GettyImages-774097401
Warren Moon during his tenure with the Kansas City Chiefs. Stephen Dunn/Getty Images

Hall of Fame quarterback Warren Moon is being sued for sexual harassment and battery by his former assistant at his sports marketing firm, according to reports.

Wendy Haskell filed a lawsuit Monday in Orange County, California, that claimed Moon required her to wear certain types of underwear and share a bed with him on business trips. The suit also says Moon grabbed her crotch in Seattle as well as pulling off her bathing suit after drugging her drink in a trip to Mexico in October.

Haskell, 32, joined Sports 1 Marketing as an executive assistant to Moon in July. Her job, which she claimed she was demoted from after complaining about Moon’s misconduct, required her to travel with Moon to events on a regular basis. It was during that alone time while traveling that Moon committed his worst offenses, according to Haskell. The lawsuit also said Moon claimed “his prior assistant accepted the same arrangement” and Haskell had to play along to keep her job.

Moon, 61, has been accused of sexual misconduct in the past. In 1995, he was sued by a Minnesota Vikings cheerleader for sexual harassment and in the same year, he was arrested for physically abusing his wife.
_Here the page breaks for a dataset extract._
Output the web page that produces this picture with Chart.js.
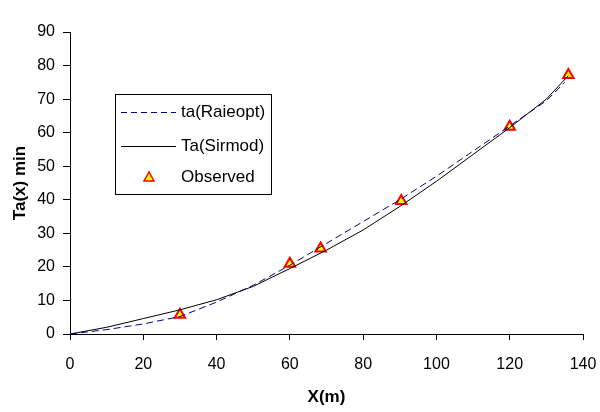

The harassment lawsuit was settled out of court, and Moon was found not guilty of spousal abuse in 1996.

A native of Los Angeles, Moon played at the University of Washington and later went pro in 1978. He spent the first six years of his career in the Canadian Football League reportedly because of a league-wide bias against black quarterbacks in the NFL.

Moon eventually got a chance to play for the Houston Oilers in 1984 and would put up huge passing numbers in the “run and shoot” offense. He anchored the last consistent run of success for the Oilers before they moved to Tennessee and became the Titans. Moon then had some success with the Minnesota Vikings and Seattle Seahawks before retiring as a backup for the Kansas City Chiefs in 2000 at the age of 44.

Though Moon has been accused of sexual misconduct and domestic abuse in the past, he is among the first current or former athletes to be in the spotlight for alleged sexual misconduct since a wave of accusations began surfacing in October, when over 50 women made sexual harassment, sexual assault and rape allegations against film producer Harvey Weinstein.

Victims coming forward and breaking their silence was recognized Wednesday by TIME’s Person of the Year award, but until now had largely eluded the world of sports.